Always try to make sure your statements retrieve exactly what you need with no extra fields/rows.
If you need the queries, you should just use them.
What I always try to do, is to have them executed all at once at the same place, so that there is no need for different parts (if they're separated...) of the page to make database connections. I figure it´s more efficient to store everything in variables than have every part of a page connect to the database.
In my experience, it is better to make two queries and post-process the results than to make one that takes ten times longer to run that you don't have to post-process. That said, it is also better to not repeat queries if you already have the result, and there are many different ways this can be achieved.
But all of that is oriented around performance optimization. So unless you really know what you're doing (hint: most people in this situation don't), just make the queries you need for the data you need and refactor it later.
I think that you should be limiting yourself to as few queries as possible. Try and combine queries to mutlitask and save time.

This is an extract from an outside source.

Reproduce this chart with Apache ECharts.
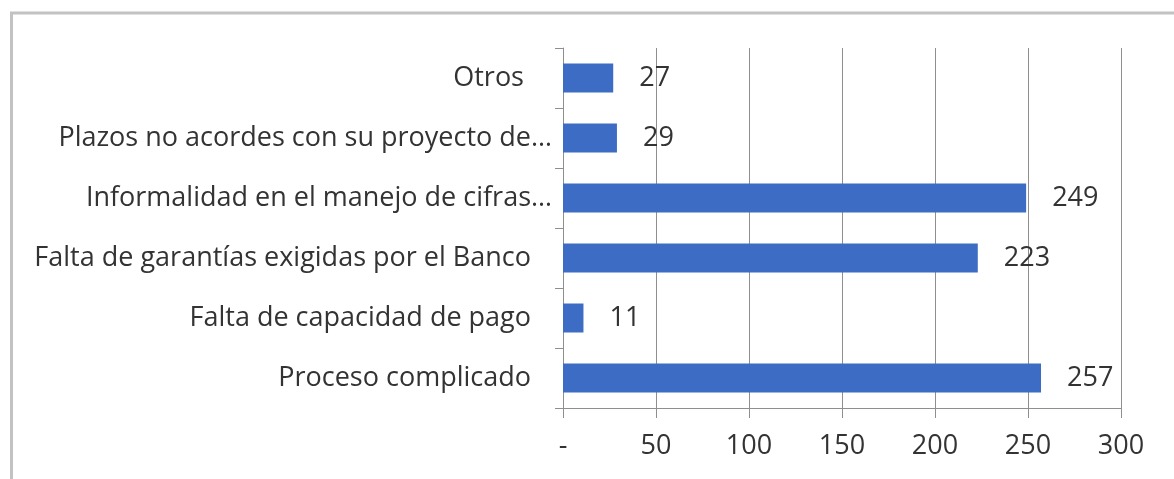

Premature optimisation is a problem like people have mentioned before, but that's where you're crapping up your code to make it run 'fast'. But people take this 'maxim' too far.
If you want to design with scalability in mind, just make sure whatever you do to load data is sufficiently abstracted and calls are centralized, this will make it easier when you need to implement a shared memory cache, as you'll only have to change a few things in a few places.